Over finite fields (at least of characteristic $>3$), this is correct.
As a reminder, a twist of an elliptic curve $E$ over a field $k$ is an elliptic curve $E'$ over the same field $k$ such that $E$ and $E'$ become isomorphic over some extension field $K/k$. A quadratic twist is the special case when the extension field $K$ is of degree $2$ over $k$.
Over a finite field $k$ (of characteristic $>3$), an elliptic curve always has exactly 6, 4 or 2 twists up to isomorphism, depending on whether its $j$-invariant is 0, 1728 or anything else respectively. Of those, exactly two are quadratic twists: namely the curve itself and the quadratic twist that you mentioned.
This can be proved in a fairly elementary way. Let's say for simplicity that $j\neq 0,1728$. You then know that both $E$ and $E'$ admit short Weierstrass forms $y^2 = x^3 + ax + b$ and $y^2 = x^3 + a'x + b'$ with $a,b,a',b'$ non zero. Those Weierstrass forms become isomorphic over the quadratic extension $k_2$ of $k$. This implies that there exists $u\in k_2^*$ such that $a' = u^4 a$ and $b' = u^6 b$. The quantity $u^2$ must be in $k$ since it's $u^6/u^4 = b/b'\cdot a'/a$, and if $u$ itself is in $k$, then $E$ and $E'$ are already isomorphic over $k$. Therefore the only non-trivial case is when $u=\sqrt{d}$ for some $d\in k^*$ which is not a square. It is easy to see that multiplying $d$ by a square doesn't change the isomorphism class, so there is only one non-trivial twist as required.

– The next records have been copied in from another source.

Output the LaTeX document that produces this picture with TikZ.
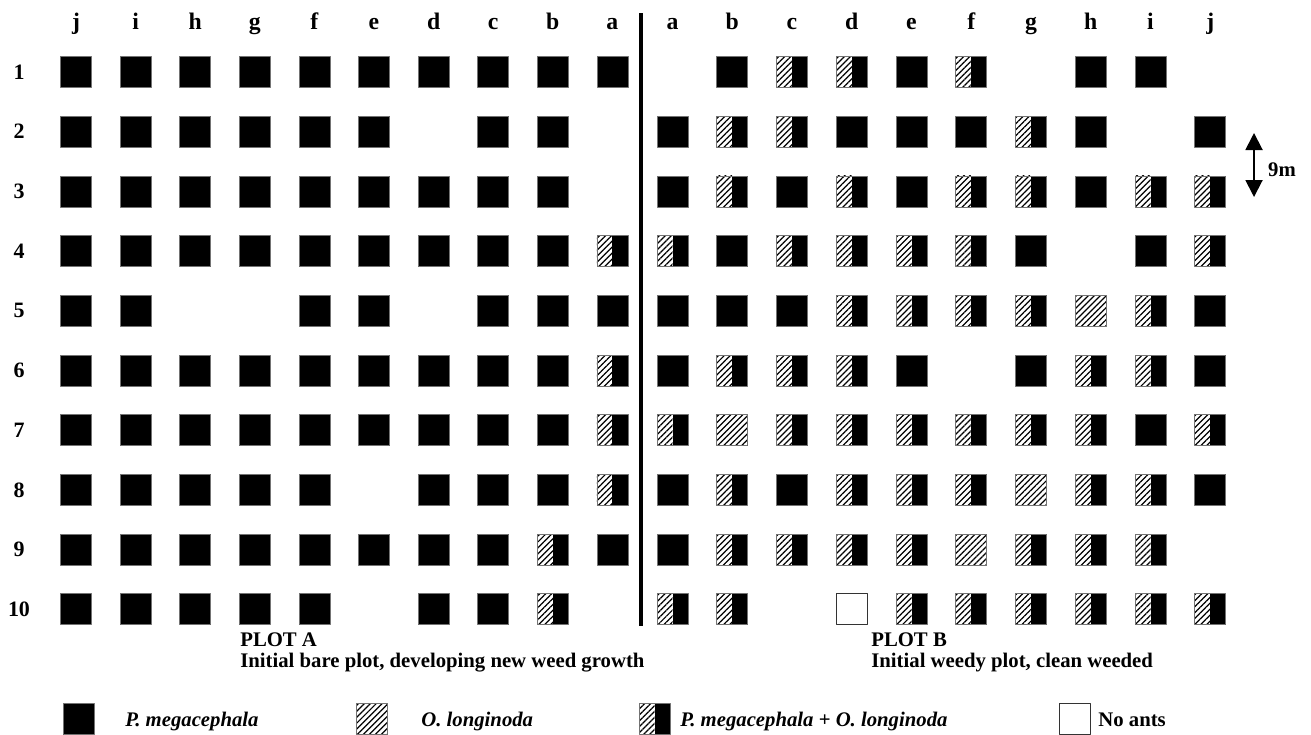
\documentclass[tikz,border=0pt]{standalone}
\usepackage{fontspec}
\setmainfont{Liberation Serif}
\usetikzlibrary{arrows.meta,patterns.meta}
\def\nocell{x}
\tikzset{
	hatch/.style={pattern={Lines[angle=45,distance=2.4pt,line width=0.7pt]}},
	cell/.style={draw=black!55, line width=0.4pt, minimum size=0.62cm, inner sep=0pt},
	cellP/.style={cell, fill=black},
	cellO/.style={cell, hatch},
	cellM/.style={cell, fill=black, path picture={
		\fill[white] (path picture bounding box.south west) rectangle (path picture bounding box.north);
		\fill[hatch] (path picture bounding box.south west) rectangle (path picture bounding box.north);}},
	cellN/.style={cell, draw=black!80, fill=white},
	lab/.style={font=\fontsize{11.8}{14}\selectfont\bfseries, inner sep=0pt},
	rowlab/.style={font=\fontsize{12.5}{14}\selectfont\bfseries, inner sep=0pt},
	collab/.style={font=\fontsize{13.5}{14}\selectfont\bfseries, inner sep=0pt, anchor=base},
}
\begin{document}
\begin{tikzpicture}[x=0.02cm, y=-0.02cm, line join=round]
			\useasboundingbox (0,0) rectangle (1311,734);
			\foreach \t [count=\k] in {j,i,h,g,f,e,d,c,b,a}
			\node[collab] (colA-\k) at ({76+59.6*(\k-1)},29) {\t};
			\foreach \t [count=\k] in {a,b,c,d,e,f,g,h,i,j}
			\node[collab] (colB-\k) at ({672.5+59.75*(\k-1)},29) {\t};
			\foreach \r in {1,...,10}
			\node[rowlab] (row-\r) at (19,{72+59.7*(\r-1)}) {\r};
			\foreach \r/\cells in {1/{P,P,P,P,P,P,P,P,P,P},2/{P,P,P,P,P,P,x,P,P,x},
				3/{P,P,P,P,P,P,P,P,P,x},4/{P,P,P,P,P,P,P,P,P,M},5/{P,P,x,x,P,P,x,P,P,P},
				6/{P,P,P,P,P,P,P,P,P,M},7/{P,P,P,P,P,P,P,P,P,M},8/{P,P,P,P,P,x,P,P,P,M},
				9/{P,P,P,P,P,P,P,P,M,P},10/{P,P,P,P,P,x,P,P,M,x}}
			\foreach \s [count=\k] in \cells {
				\edef\cellcode{\s}
				\ifx\cellcode\nocell\else
				\node[cell\s] (A-\k-\r) at ({76+59.6*(\k-1)},{72+59.7*(\r-1)}) {};
				\fi}
			\foreach \r/\cells in {1/{x,P,M,M,P,M,x,P,P,x},2/{P,M,M,P,P,P,M,P,x,P},
				3/{P,M,P,M,P,M,M,P,M,M},4/{M,P,M,M,M,M,P,x,P,M},5/{P,P,P,M,M,M,M,O,M,P},
				6/{P,M,M,M,P,x,P,M,M,P},7/{M,O,M,M,M,M,M,M,P,M},8/{P,M,P,M,M,M,O,M,M,P},
				9/{P,M,M,M,M,O,M,M,M,x},10/{M,M,x,N,M,M,M,M,M,M}}
			\foreach \s [count=\k] in \cells {
				\edef\cellcode{\s}
				\ifx\cellcode\nocell\else
				\node[cell\s] (B-\k-\r) at ({672.5+59.75*(\k-1)},{72+59.7*(\r-1)}) {};
				\fi}
			\coordinate (divtop) at (641,13);
			\coordinate (divbot) at (641,626);
			\draw[line width=1.9pt] (divtop)--(divbot);
			\coordinate (top9) at (1254,133);
			\coordinate (bot9) at (1254,197);
			\draw[line width=1.1pt, {Triangle[width=0.34cm,length=0.34cm]}-{Triangle[width=0.34cm,length=0.34cm]}] (top9)--(bot9);
			\node[lab] (dist) at (1282,170) {9m};
			\node[lab, anchor=base west] (plotA) at (240,646) {PLOT A};
			\node[lab, anchor=base west] (descA) at (240,667) {Initial bare plot, developing new weed growth};
			\node[lab, anchor=base west] (plotB) at (871,646) {PLOT B};
			\node[lab, anchor=base west] (descB) at (871,667) {Initial weedy plot, clean weeded};
			\foreach \x/\s/\n in {78.5/P/1,372/O/2,654.5/M/3,1074.5/N/4}
			\node[cell\s] (key-\n) at (\x,719) {};
			\node[lab, anchor=base west] (keytxt-1) at (125,726) {\itshape P. megacephala};
			\node[lab, anchor=base west] (keytxt-2) at (421,726) {\itshape O. longinoda};
			\node[lab, anchor=base west] (keytxt-3) at (680,726) {{\itshape P. megacephala} + {\itshape O. longinoda}};
			\node[lab, anchor=base west] (keytxt-4) at (1098,726) {No ants};
		\end{tikzpicture}
\end{document}
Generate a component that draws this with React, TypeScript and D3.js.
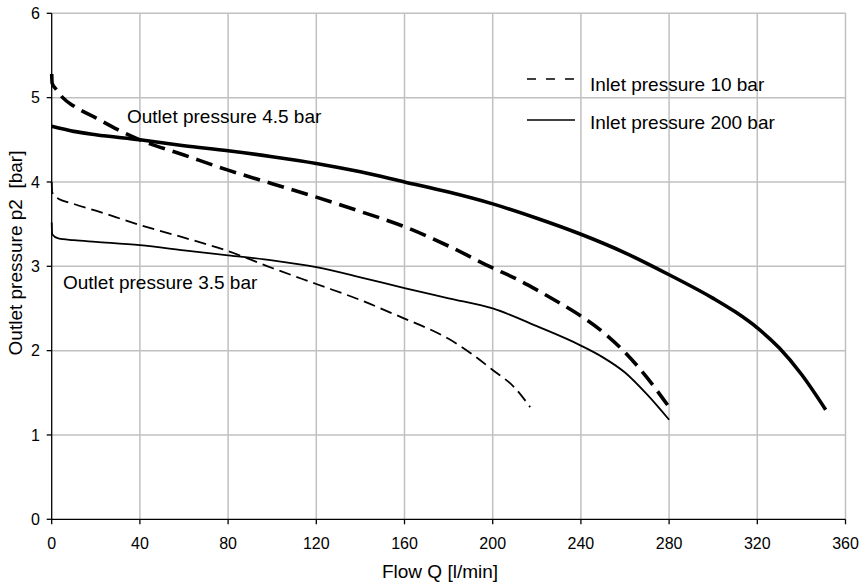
import React from "react";
import * as d3 from "d3";

const xTicks = [0, 40, 80, 120, 160, 200, 240, 280, 320, 360];
const yTicks = [0, 1, 2, 3, 4, 5, 6];

// Inlet 10 bar, outlet set 4.5 bar (thick dashed)
const dashed45: [number, number][] = [
  [0, 5.28], [0.2, 5.17], [2, 5.1], [5, 5.0], [10, 4.9], [20, 4.76], [30, 4.62], [40, 4.5],
  [60, 4.32], [80, 4.14], [100, 3.98], [120, 3.82], [140, 3.65], [160, 3.47], [180, 3.24],
  [200, 2.98], [210, 2.86], [220, 2.72], [230, 2.57], [240, 2.41], [250, 2.22], [260, 1.98],
  [270, 1.68], [280, 1.33],
];
// Inlet 200 bar, outlet set 4.5 bar (thick solid)
const solid45: [number, number][] = [
  [0, 4.66], [10, 4.6], [20, 4.56], [40, 4.5], [60, 4.43], [80, 4.37], [100, 4.3], [120, 4.22],
  [140, 4.12], [160, 4.0], [180, 3.88], [200, 3.74], [220, 3.57], [240, 3.38], [260, 3.16],
  [280, 2.9], [300, 2.62], [310, 2.46], [320, 2.27], [330, 2.03], [340, 1.72], [351, 1.3],
];
// Inlet 10 bar, outlet set 3.5 bar (thin dashed)
const dashed35: [number, number][] = [
  [0, 4.0], [0.2, 3.88], [2, 3.82], [10, 3.74], [20, 3.66], [40, 3.49], [60, 3.34], [80, 3.18],
  [100, 2.98], [120, 2.79], [140, 2.6], [160, 2.38], [170, 2.27], [180, 2.14], [190, 1.97],
  [200, 1.77], [210, 1.56], [217, 1.33],
];
// Inlet 200 bar, outlet set 3.5 bar (thin solid)
const solid35: [number, number][] = [
  [0, 3.52], [0.2, 3.38], [3, 3.33], [10, 3.31], [20, 3.29], [40, 3.25], [60, 3.19], [80, 3.13],
  [100, 3.07], [120, 2.99], [140, 2.87], [160, 2.74], [180, 2.62], [200, 2.5], [220, 2.29],
  [240, 2.06], [250, 1.92], [260, 1.74], [270, 1.48], [280, 1.18],
];

const legendLabels = ["Inlet pressure 10 bar", "Inlet pressure 200 bar"];
const annotations = ["Outlet pressure 4.5 bar", "Outlet pressure 3.5 bar"];

const W = 865;
const H = 584;
const FONT = "'Liberation Sans', Arial, sans-serif";

export default function App() {
  const x = d3.scaleLinear().domain([0, 360]).range([51.7, 845.5]);
  const y = d3.scaleLinear().domain([0, 6]).range([519.3, 13.3]);
  const line = d3
    .line<[number, number]>()
    .x((d) => x(d[0]))
    .y((d) => y(d[1]))
    .curve(d3.curveMonotoneX);

  const gridColor = "#c0c0c0";

  return (
    <svg
      width={W}
      height={H}
      style={{ position: "absolute", left: 0, top: 0, background: "#fff" }}
      fontFamily={FONT}
    >
      <rect x={0} y={0} width={W} height={H} fill="#fff" />
      {/* grid */}
      {xTicks.filter((t) => t > 0).map((t) => (
        <line key={"gx" + t} x1={x(t)} x2={x(t)} y1={y(0)} y2={y(6)} stroke={gridColor} strokeWidth={1.5} />
      ))}
      {yTicks.filter((t) => t > 0).map((t) => (
        <line key={"gy" + t} x1={x(0)} x2={x(360)} y1={y(t)} y2={y(t)} stroke={gridColor} strokeWidth={1.5} />
      ))}
      {/* axes */}
      <line x1={x(0)} x2={x(0)} y1={y(0)} y2={y(6)} stroke="#000" strokeWidth={1.3} />
      <line x1={x(0)} x2={x(360)} y1={y(0)} y2={y(0)} stroke="#000" strokeWidth={1.3} />
      {yTicks.map((t) => (
        <g key={"yt" + t}>
          <line x1={x(0) - 5} x2={x(0)} y1={y(t)} y2={y(t)} stroke="#000" strokeWidth={1.3} />
          <text x={40} y={y(t)} dy="0.36em" textAnchor="end" fontSize={16} fill="#000">
            {t}
          </text>
        </g>
      ))}
      {xTicks.map((t) => (
        <g key={"xt" + t}>
          <line x1={x(t)} x2={x(t)} y1={y(0)} y2={y(0) + 5} stroke="#000" strokeWidth={1.3} />
          <text x={x(t)} y={549} textAnchor="middle" fontSize={16} fill="#000">
            {t}
          </text>
        </g>
      ))}
      {/* curves */}
      <path d={line(solid45) || ""} fill="none" stroke="#000" strokeWidth={3.6} strokeLinejoin="round" />
      <path d={line(dashed45) || ""} fill="none" stroke="#000" strokeWidth={3.6} strokeDasharray="17 8" />
      <path d={line(solid35) || ""} fill="none" stroke="#000" strokeWidth={1.8} strokeLinejoin="round" />
      <path d={line(dashed35) || ""} fill="none" stroke="#000" strokeWidth={1.8} strokeDasharray="12 6" />
      {/* annotations */}
      <text x={127} y={123} fontSize={19} fill="#000">{annotations[0]}</text>
      <text x={63} y={289} fontSize={19} fill="#000">{annotations[1]}</text>
      {/* legend */}
      <line x1={527} x2={575} y1={79} y2={79} stroke="#000" strokeWidth={1.6} strokeDasharray="9 10" />
      <text x={590} y={91} fontSize={19} fill="#000">{legendLabels[0]}</text>
      <line x1={527} x2={575} y1={120} y2={120} stroke="#000" strokeWidth={1.6} />
      <text x={590} y={129} fontSize={19} fill="#000">{legendLabels[1]}</text>
      {/* axis titles */}
      <text x={440} y={578} textAnchor="middle" fontSize={19} fill="#000">
        Flow Q [l/min]
      </text>
      <text
        transform={`translate(22,253) rotate(-90)`}
        textAnchor="middle"
        fontSize={19}
        fill="#000"
        style={{ whiteSpace: "pre" }}
      >
        {"Outlet pressure p2  [bar]"}
      </text>
    </svg>
  );
}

[There is also a high-brow version of the argument, that uses the classic Galois descent result that the set of ``objects $E$ over $k$'' that become isomorphic to $\bar{E}$ over $K$ is in bijection with the Galois cohomology space $H^1\big(\mathop{\textrm{Gal}}(K/k), \mathop{\textrm{Aut}}(\bar{E})\big)$. But the Galois set structure of the automorphism group of an elliptic curve over an algebraically closed field is well-known: it is just the Galois module $\mu_n$ of $n$-th roots of unity with $n=6,4,2$ depending on whether $j$ is 0, 1728 or something else (Silverman, Corollary III.10.2). Thus the set of twists of $E$ is in bijection with $H^1(\mathop{\textrm{Gal}}(\bar{k}/k),\mu_n) = (k^*)/(k^*)^n$, and the quadratic twists correspond to the $2$-torsion of that, so $(k^*)/(k^*)^2$. This holds over any field of characteristic $\neq 2,3$.]